Adianto desde já que ao escrever este texto sou capaz de revelar os meus “tiques autoritários e anti-democráticos”, características partilhadas por todas aquelas pessoas que acham pouco prudente organizar um festival por onde passarão 33 mil pessoas numa altura em que já se fala numa possível segunda vaga de uma doença que já não necessita de apresentações.
Sei que não sou o primeiro a abordar o tema, tampouco serei o último, mas
vamos por partes, para que possa tentar transmitir tudo aquilo que me incomoda
com a Festa do Avante deste ano (as restantes não me incomodam, confesso até
ter curiosidade em participar em futuras edições). Numa notícia do Expresso
(que pode ser consultada aqui)
tive a oportunidade de ler a seguinte frase: “Comunistas entendem que o público
deve assistir de pé, como é habitual, ainda que salvaguardando o distanciamento
de segurança. DGS discorda, o que estará a provocar um impasse nas negociações.”
Confesso que a palavra que mais me surpreende nesta frase é a palavra “negociações”,
pois não consigo compreender que existam negociações nesta matéria. Já
trabalhei como advogado nesta minha vida, por vezes tínhamos de negociar
contratos, a negociação consistia em cedências e exigências de ambas as partes
até a redação final de um contrato em que o interesse de todas as partes
estivesse satisfeito (pelo menos aparentemente). Não compreendo como a DGS pode
negociar exigências que visam a proteção da saúde pública, visto que
negociações implicam cedências. Quando alguém quer abrir um restaurante não
entra em negociações com a ASAE.
Depois segue-se a incoerência (marca registada na gestão desta pandemia).
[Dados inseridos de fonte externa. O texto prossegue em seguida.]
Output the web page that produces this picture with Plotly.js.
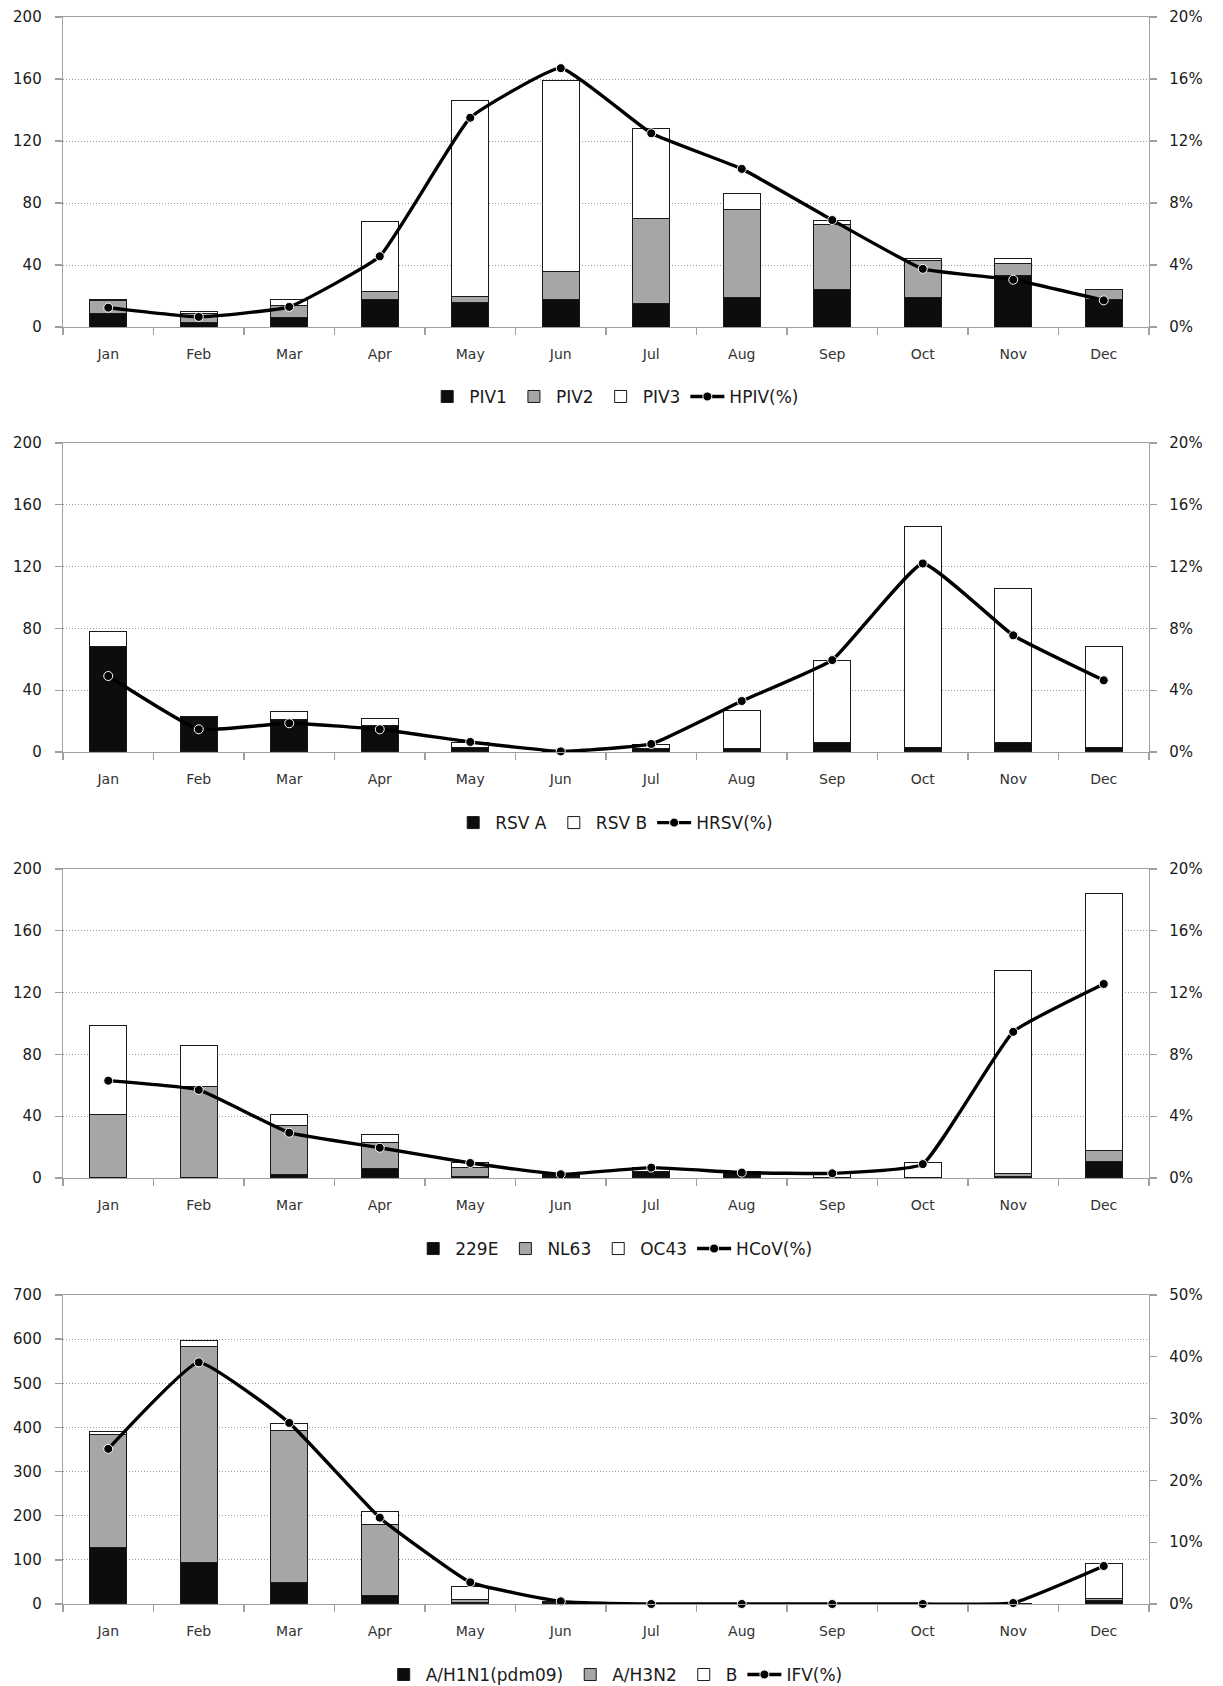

Enquanto autorizamos a realização de um festival em que milhares de pessoas
estarão a conviver umas com as outras, também dizemos que crianças que são
retiradas às famílias ficam obrigadas a isolamento de 14 dias, mesmo que testem
negativo. Ou seja, adultos que se ponham, a si e aos seus filhos,
conscientemente em situação de risco (uma situação de risco óbvia), podem
continuar as suas vidas normalmente, já crianças que sejam retiradas aos seus
familiares por se encontrarem em situação de risco (e não risco de contágio de
Covid 19, que infelizmente ainda há coisas piores neste mundo) ficam obrigadas
a estar em isolamento, esquecendo todos os efeitos psicológicos que este
isolamento poderá causar a uma criança que já se encontra numa situação
fragilizada.
O deputado Jerónimo de Sousa defende com unhas e dentes a necessidade de
realização da Festa do Avante, afirmando que este não é um festival, mas sim um
evento de intervenção política em que se defendem os valores do partido, nos
quais se incluem a defesa dos trabalhadores, que neste momento encontram-se numa
situação de maior fragilidade. Não nego que a Festa do Avante tenha uma
vertente de intervenção política, contudo não deixa de, ao mesmo tempo, ser um
festival, como vários outros que foram cancelados e cujos promotores
respeitaram a decisão do Governo. Sou trabalhador subordinado e delegado
sindical, não vejo como a Festa do Avante irá defender o meu interesse e o
interesse do proletariado, considero que a organização desta festa, este ano, é uma falta
de respeito para com todo o sacrifício pelo qual tivemos de passar até à
presente data (estou ciente que pessoalmente não fiz nenhum sacrifício
sobre-humano, mas o grau de sacrifício coletivo não se mede através da minha
pessoa).
O Governo autorizou a realização da Festa do Avante porque precisa de
apoio político da esquerda, neste mandato não há geringonça, pelo que é
necessário criar geringonças frequentemente conforme a necessidade de aprovar
diplomas. Poderia censurar o Governo por cair nesta tentação (e censuro), mas
também cabe ao Governo evitar crises políticas, por isso foco as minhas
críticas no Partido Comunista Português, porque, sabendo do poder político que
acaba por ter, faz um uso indevido e egoísta desta sua prerrogativa.
Por fim, não deixa de ser curioso que seja um partido comunista que por
evidentes razões de cash flow insiste
na organização de uma festa, em plena pandemia, onde estarão presentes 33 mil
pessoas (ainda me lembro quando 11 amigos se reuniam e já eram uns bandidos).